THE GORBALS VAMPIRE
Posted June 15, 2015on:
The Gorbals Vampire is often cited as a classic case of mass hysteria, a bit like the Monkey Man Scare in India, and it led to questions in parliament and a change in the law regarding what it was safe for children to read. It all started on the evening of 23 September 1954 when Constable Alex Deeprose was called out to the Southern Necroplis cemetery in the Gorbals area of Glasgow, Scotland.
When he got there he found the cemetery had been invaded by dozens of children, ranging in age from 5 to 15, many of them armed with knives and sharpened sticks, who said they had come to kill the Gorbals Vampire. A wild rumour had abounded round one of the local schools that a huge 7ft tall being with iron teeth (I find it impossible not to think of Jaws from the Bond films at this point) had abducted and murdered two boys. This was in spite of the fact that no children had gone missing or been killed in the area at that time.

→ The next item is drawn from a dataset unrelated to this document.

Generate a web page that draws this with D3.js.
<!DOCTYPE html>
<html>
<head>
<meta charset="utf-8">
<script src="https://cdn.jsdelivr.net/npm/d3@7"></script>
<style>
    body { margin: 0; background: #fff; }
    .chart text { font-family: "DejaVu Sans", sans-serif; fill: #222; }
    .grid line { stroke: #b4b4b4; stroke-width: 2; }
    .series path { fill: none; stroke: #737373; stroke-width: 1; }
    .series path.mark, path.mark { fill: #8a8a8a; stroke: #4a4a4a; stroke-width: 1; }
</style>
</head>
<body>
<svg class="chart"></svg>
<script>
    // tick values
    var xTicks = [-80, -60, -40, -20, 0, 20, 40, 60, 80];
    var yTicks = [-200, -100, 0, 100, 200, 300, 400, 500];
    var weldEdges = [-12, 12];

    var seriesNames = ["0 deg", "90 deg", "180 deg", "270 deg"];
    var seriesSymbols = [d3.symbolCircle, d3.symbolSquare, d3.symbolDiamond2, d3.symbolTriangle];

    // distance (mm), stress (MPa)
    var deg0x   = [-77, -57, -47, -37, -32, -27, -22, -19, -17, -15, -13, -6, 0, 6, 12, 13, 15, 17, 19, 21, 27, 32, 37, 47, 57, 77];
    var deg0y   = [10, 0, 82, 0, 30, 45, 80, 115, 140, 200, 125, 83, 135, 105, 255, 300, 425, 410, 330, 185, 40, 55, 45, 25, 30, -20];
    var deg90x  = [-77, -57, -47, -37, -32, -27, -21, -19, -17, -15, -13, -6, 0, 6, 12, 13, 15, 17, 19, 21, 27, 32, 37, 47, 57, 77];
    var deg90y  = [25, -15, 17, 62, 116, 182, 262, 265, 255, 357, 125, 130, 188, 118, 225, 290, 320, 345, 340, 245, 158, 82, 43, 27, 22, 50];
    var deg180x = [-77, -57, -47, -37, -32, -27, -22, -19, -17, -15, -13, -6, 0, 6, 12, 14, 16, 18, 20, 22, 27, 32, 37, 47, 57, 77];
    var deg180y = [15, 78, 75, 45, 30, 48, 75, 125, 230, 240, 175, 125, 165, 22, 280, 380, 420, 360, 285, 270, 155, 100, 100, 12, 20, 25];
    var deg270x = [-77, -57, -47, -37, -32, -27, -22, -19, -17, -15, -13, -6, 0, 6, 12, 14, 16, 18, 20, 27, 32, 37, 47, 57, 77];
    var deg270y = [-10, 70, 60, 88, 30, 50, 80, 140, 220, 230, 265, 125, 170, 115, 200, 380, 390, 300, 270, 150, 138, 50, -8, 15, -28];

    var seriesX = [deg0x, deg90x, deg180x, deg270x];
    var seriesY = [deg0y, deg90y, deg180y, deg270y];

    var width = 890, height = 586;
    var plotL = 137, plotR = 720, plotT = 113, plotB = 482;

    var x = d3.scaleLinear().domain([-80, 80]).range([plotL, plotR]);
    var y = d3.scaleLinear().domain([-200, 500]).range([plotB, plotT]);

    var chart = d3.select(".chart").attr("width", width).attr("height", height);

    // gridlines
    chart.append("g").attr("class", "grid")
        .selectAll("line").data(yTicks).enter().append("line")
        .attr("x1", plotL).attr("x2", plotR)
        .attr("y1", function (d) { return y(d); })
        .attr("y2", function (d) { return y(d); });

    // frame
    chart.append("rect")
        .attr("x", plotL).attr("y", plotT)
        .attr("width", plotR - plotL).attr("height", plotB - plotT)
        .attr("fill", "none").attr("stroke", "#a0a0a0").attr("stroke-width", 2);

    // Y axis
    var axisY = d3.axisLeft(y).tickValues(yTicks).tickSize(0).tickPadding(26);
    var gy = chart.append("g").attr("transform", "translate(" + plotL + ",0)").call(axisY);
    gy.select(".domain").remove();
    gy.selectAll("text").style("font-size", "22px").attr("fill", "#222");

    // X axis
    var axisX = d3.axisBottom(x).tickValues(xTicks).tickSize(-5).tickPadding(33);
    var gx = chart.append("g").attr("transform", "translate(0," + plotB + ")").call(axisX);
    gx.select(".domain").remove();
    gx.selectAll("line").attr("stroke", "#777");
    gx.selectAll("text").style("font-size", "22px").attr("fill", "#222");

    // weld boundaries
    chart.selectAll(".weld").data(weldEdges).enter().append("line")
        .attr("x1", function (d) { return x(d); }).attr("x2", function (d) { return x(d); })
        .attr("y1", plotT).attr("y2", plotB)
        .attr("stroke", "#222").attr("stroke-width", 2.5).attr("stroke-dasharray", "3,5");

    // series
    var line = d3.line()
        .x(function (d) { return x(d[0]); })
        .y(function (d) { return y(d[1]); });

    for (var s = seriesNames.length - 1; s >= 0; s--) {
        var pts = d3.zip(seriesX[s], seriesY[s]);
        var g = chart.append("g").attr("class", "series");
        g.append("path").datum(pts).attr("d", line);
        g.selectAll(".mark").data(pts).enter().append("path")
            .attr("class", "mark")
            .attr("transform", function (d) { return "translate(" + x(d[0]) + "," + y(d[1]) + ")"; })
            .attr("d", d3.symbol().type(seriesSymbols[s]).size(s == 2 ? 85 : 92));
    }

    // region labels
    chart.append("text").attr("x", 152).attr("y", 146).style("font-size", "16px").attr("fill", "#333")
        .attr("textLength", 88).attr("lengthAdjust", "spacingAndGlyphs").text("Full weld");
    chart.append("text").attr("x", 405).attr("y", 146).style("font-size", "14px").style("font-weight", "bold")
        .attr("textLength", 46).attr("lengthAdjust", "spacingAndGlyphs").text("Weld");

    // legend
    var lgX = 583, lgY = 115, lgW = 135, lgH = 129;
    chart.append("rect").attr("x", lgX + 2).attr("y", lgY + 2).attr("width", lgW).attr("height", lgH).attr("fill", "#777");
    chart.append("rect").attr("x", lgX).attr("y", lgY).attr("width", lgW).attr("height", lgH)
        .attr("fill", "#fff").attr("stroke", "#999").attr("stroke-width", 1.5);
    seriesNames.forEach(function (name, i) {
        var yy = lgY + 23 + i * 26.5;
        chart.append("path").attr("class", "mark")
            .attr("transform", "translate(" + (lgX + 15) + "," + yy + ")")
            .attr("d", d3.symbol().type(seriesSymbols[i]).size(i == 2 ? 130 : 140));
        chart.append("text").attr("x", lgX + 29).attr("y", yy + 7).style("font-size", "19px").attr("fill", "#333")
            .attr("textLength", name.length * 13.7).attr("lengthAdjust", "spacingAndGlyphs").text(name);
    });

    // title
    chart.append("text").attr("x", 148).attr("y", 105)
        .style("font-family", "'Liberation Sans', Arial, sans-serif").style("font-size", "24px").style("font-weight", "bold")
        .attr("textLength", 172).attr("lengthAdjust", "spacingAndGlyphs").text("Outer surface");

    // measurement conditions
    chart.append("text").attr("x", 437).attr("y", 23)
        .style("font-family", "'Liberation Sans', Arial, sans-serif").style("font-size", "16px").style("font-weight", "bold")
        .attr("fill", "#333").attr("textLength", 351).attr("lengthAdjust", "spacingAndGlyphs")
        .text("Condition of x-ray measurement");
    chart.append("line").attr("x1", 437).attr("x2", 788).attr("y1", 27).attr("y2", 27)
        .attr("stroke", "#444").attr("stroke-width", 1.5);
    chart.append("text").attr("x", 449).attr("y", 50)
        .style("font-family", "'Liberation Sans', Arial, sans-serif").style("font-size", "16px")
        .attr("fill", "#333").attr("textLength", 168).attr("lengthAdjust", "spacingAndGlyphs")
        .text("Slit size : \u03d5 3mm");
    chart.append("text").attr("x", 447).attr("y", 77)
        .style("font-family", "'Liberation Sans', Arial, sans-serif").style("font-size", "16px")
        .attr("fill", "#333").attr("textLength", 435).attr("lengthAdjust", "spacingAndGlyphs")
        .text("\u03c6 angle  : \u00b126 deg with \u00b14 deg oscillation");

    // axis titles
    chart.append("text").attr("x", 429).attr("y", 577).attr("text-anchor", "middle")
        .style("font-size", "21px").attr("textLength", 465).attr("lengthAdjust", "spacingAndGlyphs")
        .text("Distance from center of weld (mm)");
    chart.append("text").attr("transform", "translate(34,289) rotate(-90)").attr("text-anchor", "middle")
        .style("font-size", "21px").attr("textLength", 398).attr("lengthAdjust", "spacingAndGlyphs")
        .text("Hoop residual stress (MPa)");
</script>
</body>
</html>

One boy recalled later in life that “it all started in the playground – the word was there was a vampire and everyone was going to head out there after school”. The children all banded together, arming themselves with whatever they could find, and some even taking the family dog along for good measure, to go and stake the creature. Such was the hysteria that a bonfire was thought to be the vampire burning one of his victims, and a local eccentric, nicknamed Tin Lizzie, who like to roam through the headstones with her cats in a basket, was thought to be in league with him.
Although Constable Deeprose dispersed the children, and their headmaster read them the Riot Act for being silly, it didn’t stop the kids turning up at the cemetery for 3 nights in total. Eventually, the hysteria died down, and presumably the kids turned to other things to get excited about. Nevertheless the adults wanted somebody to blame. It was decided that the current popularity of American horror comics were responsible. Trashy pulp fiction magazines like Tales From The Crypt and The Vault of Horror were deemed to be filling the heads of the children with this nonsense, even though the kids of Glasgow said they never saw these magazines (the Beano was probably more required reading), and many probably didn’t even have a television at home in those early days. The only channel that would have been on offer in 1954 was the BBC, and that stopped broadcasting for a few hours each day so that kids could go to bed early!

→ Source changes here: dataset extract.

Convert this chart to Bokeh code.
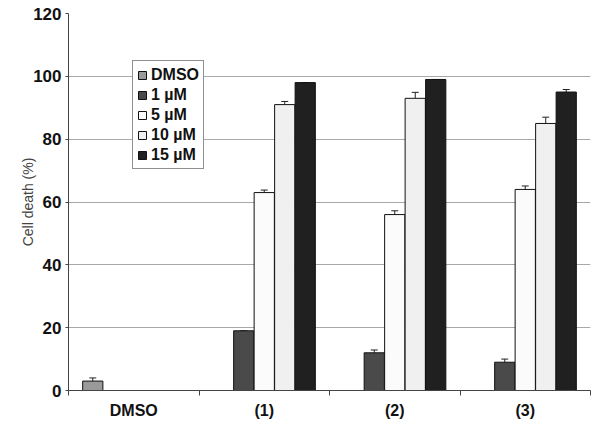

Not only that but there was also no sign of a story about a 7ft vampire with metal teeth in any of these publications. Nevertheless it didn’t stop questions being asked in parliament, and eventually it led to the Children And Young Persons (Harmful Publications) Act of 1955, which banned imported horror comics aimed at the juvenile market.

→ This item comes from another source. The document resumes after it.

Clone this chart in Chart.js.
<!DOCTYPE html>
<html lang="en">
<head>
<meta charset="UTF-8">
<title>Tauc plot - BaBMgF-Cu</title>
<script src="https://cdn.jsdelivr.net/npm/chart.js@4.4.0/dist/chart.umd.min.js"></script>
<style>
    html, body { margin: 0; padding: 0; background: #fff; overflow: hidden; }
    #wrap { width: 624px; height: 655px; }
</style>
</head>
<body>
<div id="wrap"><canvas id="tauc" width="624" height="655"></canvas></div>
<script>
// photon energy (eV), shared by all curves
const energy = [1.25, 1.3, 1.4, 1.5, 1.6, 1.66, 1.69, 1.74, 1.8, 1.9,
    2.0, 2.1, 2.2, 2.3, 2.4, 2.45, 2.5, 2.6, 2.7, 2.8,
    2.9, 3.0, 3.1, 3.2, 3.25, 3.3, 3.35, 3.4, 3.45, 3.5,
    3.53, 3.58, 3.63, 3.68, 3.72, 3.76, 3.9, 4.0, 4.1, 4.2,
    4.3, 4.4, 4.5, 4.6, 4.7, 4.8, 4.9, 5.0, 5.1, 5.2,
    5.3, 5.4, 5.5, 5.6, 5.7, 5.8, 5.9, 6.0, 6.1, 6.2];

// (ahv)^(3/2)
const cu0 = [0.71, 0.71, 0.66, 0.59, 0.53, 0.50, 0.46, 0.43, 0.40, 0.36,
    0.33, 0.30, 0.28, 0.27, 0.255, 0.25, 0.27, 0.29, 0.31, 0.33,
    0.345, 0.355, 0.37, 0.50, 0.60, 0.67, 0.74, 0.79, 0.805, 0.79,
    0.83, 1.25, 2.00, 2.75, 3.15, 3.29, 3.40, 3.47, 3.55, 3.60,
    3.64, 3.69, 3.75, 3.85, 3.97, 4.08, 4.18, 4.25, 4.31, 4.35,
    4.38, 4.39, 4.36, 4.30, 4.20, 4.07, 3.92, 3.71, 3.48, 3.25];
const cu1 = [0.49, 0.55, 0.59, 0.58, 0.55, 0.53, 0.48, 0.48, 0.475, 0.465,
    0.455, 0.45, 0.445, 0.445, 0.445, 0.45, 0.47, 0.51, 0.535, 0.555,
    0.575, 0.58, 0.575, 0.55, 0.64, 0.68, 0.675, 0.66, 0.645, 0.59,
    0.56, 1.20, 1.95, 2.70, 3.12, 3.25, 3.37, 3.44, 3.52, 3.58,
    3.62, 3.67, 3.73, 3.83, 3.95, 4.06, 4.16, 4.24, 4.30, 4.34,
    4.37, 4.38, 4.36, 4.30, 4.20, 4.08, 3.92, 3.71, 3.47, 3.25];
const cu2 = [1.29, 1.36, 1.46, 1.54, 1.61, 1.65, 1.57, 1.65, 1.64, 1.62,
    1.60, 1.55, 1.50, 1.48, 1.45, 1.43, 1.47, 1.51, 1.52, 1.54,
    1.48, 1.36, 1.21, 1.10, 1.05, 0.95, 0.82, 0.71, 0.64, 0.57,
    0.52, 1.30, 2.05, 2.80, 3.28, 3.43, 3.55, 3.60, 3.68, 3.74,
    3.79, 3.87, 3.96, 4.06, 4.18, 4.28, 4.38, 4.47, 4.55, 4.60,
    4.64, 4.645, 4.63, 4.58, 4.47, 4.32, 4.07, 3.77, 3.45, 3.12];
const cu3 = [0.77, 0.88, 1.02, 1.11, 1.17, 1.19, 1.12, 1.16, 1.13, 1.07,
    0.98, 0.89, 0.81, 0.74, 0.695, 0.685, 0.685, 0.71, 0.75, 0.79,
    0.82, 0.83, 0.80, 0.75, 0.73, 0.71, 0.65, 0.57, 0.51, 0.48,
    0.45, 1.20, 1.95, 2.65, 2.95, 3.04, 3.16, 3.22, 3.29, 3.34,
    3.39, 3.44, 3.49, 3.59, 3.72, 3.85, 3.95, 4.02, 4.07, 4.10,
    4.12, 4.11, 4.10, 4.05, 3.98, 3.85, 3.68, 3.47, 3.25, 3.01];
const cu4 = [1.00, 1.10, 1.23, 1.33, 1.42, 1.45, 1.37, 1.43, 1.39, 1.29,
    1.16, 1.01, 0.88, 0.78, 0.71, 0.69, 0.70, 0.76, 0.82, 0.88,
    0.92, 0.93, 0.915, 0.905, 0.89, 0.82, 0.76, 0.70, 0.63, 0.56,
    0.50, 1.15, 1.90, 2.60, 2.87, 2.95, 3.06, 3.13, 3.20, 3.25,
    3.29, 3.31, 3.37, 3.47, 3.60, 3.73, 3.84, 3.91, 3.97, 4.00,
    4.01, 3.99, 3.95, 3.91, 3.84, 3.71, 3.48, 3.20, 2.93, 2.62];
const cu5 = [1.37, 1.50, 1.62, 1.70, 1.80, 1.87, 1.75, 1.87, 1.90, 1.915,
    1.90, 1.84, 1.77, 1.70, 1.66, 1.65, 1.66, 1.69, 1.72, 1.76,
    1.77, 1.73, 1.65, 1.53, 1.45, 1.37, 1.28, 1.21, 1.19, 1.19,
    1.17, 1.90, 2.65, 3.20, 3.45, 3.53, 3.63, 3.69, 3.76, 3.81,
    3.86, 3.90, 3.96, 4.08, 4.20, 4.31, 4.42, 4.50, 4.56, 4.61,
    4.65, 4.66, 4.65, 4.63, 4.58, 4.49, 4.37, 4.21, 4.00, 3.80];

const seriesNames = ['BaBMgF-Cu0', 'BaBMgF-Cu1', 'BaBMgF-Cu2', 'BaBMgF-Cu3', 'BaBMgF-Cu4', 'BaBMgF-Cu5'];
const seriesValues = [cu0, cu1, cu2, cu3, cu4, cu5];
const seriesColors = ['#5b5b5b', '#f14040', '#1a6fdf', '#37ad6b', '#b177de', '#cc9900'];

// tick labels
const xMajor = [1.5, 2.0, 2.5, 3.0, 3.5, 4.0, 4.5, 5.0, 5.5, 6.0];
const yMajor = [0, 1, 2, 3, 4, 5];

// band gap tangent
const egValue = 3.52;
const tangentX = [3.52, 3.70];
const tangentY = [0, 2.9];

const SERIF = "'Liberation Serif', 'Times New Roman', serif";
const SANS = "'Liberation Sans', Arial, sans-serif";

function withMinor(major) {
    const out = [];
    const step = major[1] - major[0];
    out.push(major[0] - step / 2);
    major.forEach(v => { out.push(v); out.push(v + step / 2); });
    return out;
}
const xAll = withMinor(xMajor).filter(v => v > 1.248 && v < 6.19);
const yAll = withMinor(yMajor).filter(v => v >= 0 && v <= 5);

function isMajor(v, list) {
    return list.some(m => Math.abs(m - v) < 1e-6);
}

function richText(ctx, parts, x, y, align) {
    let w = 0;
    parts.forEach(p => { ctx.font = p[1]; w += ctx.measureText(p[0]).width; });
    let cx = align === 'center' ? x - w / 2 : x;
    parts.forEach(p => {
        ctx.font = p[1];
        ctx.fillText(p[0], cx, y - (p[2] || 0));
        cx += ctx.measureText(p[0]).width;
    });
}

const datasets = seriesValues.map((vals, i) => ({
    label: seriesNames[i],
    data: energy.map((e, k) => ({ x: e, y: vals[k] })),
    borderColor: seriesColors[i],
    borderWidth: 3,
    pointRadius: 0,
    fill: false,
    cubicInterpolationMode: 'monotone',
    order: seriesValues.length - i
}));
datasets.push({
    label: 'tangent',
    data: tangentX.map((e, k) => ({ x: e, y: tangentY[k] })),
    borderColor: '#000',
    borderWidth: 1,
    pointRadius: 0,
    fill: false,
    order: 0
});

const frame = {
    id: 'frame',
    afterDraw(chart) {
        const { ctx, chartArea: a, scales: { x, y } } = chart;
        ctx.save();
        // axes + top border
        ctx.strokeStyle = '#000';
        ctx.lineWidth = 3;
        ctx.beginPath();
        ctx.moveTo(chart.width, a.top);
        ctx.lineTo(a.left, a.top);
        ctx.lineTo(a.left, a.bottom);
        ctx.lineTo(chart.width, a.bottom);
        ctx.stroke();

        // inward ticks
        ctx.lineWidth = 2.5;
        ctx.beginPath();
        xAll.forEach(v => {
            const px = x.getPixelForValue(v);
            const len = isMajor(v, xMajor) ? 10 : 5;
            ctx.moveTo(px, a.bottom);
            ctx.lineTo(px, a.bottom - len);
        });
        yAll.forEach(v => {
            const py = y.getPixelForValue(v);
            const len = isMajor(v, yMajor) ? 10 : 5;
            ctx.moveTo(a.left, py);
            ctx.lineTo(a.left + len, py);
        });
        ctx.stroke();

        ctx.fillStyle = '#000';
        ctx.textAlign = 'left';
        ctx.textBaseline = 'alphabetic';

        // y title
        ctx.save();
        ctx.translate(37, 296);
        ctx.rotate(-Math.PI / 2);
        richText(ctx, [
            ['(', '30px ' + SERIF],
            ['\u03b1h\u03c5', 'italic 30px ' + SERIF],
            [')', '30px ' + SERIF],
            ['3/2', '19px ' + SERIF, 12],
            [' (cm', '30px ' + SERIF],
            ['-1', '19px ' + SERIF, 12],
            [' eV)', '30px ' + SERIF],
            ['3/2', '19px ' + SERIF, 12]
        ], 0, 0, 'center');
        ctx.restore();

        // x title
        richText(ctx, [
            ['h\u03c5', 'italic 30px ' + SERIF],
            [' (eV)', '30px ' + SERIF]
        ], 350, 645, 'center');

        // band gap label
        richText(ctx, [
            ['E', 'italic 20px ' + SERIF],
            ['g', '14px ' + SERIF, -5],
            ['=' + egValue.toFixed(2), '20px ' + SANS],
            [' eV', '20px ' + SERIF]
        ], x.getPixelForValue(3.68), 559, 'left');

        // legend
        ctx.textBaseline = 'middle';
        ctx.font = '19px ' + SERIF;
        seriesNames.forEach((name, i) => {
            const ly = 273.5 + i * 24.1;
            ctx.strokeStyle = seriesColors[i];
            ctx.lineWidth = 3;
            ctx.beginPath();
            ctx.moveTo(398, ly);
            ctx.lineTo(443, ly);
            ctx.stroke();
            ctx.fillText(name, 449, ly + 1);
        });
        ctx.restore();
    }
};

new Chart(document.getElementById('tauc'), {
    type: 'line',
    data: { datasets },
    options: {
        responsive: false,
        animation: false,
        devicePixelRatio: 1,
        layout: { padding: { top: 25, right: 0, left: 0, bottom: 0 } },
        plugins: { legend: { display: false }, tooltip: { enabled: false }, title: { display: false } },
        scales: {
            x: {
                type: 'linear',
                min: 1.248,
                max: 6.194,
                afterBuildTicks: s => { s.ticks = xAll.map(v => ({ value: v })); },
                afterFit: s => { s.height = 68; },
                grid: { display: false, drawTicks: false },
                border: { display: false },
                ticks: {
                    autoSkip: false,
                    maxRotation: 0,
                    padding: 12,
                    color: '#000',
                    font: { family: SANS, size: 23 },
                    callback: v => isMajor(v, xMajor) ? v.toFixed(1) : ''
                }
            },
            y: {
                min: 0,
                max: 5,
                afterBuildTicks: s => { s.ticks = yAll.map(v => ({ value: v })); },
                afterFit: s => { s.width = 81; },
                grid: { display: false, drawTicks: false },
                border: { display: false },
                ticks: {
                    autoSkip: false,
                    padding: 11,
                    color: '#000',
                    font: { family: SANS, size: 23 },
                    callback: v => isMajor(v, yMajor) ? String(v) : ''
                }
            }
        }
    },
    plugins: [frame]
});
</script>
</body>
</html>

But where did the children really get their idea from? Well there are a number of culprits, including … the Holy Bible. In the Book of Daniel there is the passage: “there before me was a fourth beast – terrifying and frightening and very powerful. It had large iron teeth; it crushed and devoured it’s victims and trampled underfoot whatever was left”. (Cripes! who needs pulp fiction!). There was also a local legend of Jenny With The Iron Teeth, which came from a Scottish dialect poem called “Jenny Wi The Airn Teeth”. Jenny was a sort of local bogeywoman, who was used to scare children into going sleep. If you don’t be good and go to sleep, Jenny will come and sink her iron teeth into you.
Children can be very imaginative, and, from what I remember of my own childhood, we used to love to scare each other silly with daft stories. I remember being terrified by what I think was The Iron Man by Ted Hughes, which was read out to us at school, and I will always argue that some children’s cartoons we saw from back then were far more disturbing and violent than any horror film. I read that Princess Diana was scared by ‘Chitty Chitty Bang Bang’, which was always shown when she was invited to have tea with the Royal Family when she was a child. There are fears (quite understandable) now of what children see on the Internet, and the violence of computer games … and yet really, there is nothing new under the sun.